Accordingly, in one embodiment of the invention there is disclosed the dehumidifier system (2) wherein the offshore wind turbine (30) generates at least 0.5 MW, 1 MW, 1.5 MW, 2 MW, 2.5 MW, but preferably 3 MW, 3.5 MW, or at least 4 MW of electrical power when producing electrical power.

In one embodiment of the invention, the dehumidifier system (2) further comprises a secondary connection for primary operating power from a primary power source such as a wind turbine and a switching relay arranged to allow switching between primary operating power and power transmission from the removable wind generator (1) comprised in the dehumidifier system, in the event of a failure of the primary operating power.

In on embodiment of the invention, the dehumidifier system (2) further comprises connecting means for operatively connecting to a primary electrical power source, such as said offshore wind turbine (30), for electrical power transmission from said primary electrical power source to said dehumidifier system (2), and a switching relay arranged to allow reversible switching from electrical power transmission from said primary electrical power source to electrical power transmission from said removable wind generator (1) comprised in said dehumidifier system (2), in the event of a failure of said primary electrical power source .

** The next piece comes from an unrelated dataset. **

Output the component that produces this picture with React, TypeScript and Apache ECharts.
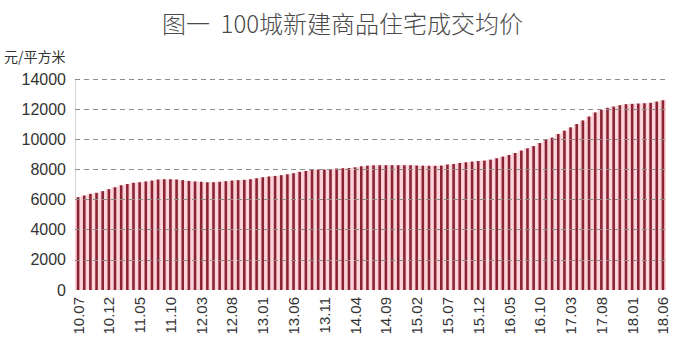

It is intended that the removable wind generator (1) should not generate more power than 5 kW electrical power at 4 m/ s wind speed. A useful removable wind generator that meets such conditions could be, for example, SD3 or SD3EX from SD Windpower (https : //sd-windenergy . com/small-wind-turbines/ sd3-3kw- wind-turbine/ ) . This maximum limit is chosen in that most current production wind turbines are not operational at wind speeds lower than 4 m/s, so the removable wind generator (1) must be operational when the production wind turbine on which it is mounted stops down due to lack of wind, while at the same time keeping the removable wind generator small enough for the intended purpose.

In preferred embodiments, the removable wind generator (1) produces 3 kW electrical power at 4 m/ s wind speed, preferably 1 kW electrical power at 4 m/ s wind speed. Also smaller removable wind generators (1) can be used, such as removable wind generators producing e.g. 0.3 kW, 0.4 kW, 0.5 kW, 0.6 kW, 0.7 kW, 0.8 kW or 0.9 kW electrical power at 4 m/ s wind speed, preferably 0.4 kW, 0.5 kW or 0.6 kW electrical power at 4 m/ s wind speed, but then it is often advantageous to connect more than one wind generator (1) operationally to the dehumidifier (3) . The removable wind generator (1) shown in the figures is representative and further removable wind generators other than a 3-blade rotor with a horizontal rotor shaft can also be used. In certain embodiments, one or more removable wind generator (s) with vertical rotor shaft (s) may be advantageous . In a particular and preferred embodiment there is detailed a dehumidifier system (2) for an offshore wind turbine (30) comprising a removable wind generator (1) and a dehumidifier (3), wherein the dehumidifier (3) is a drying wheel dehumidifier comprising a drying wheel (31) .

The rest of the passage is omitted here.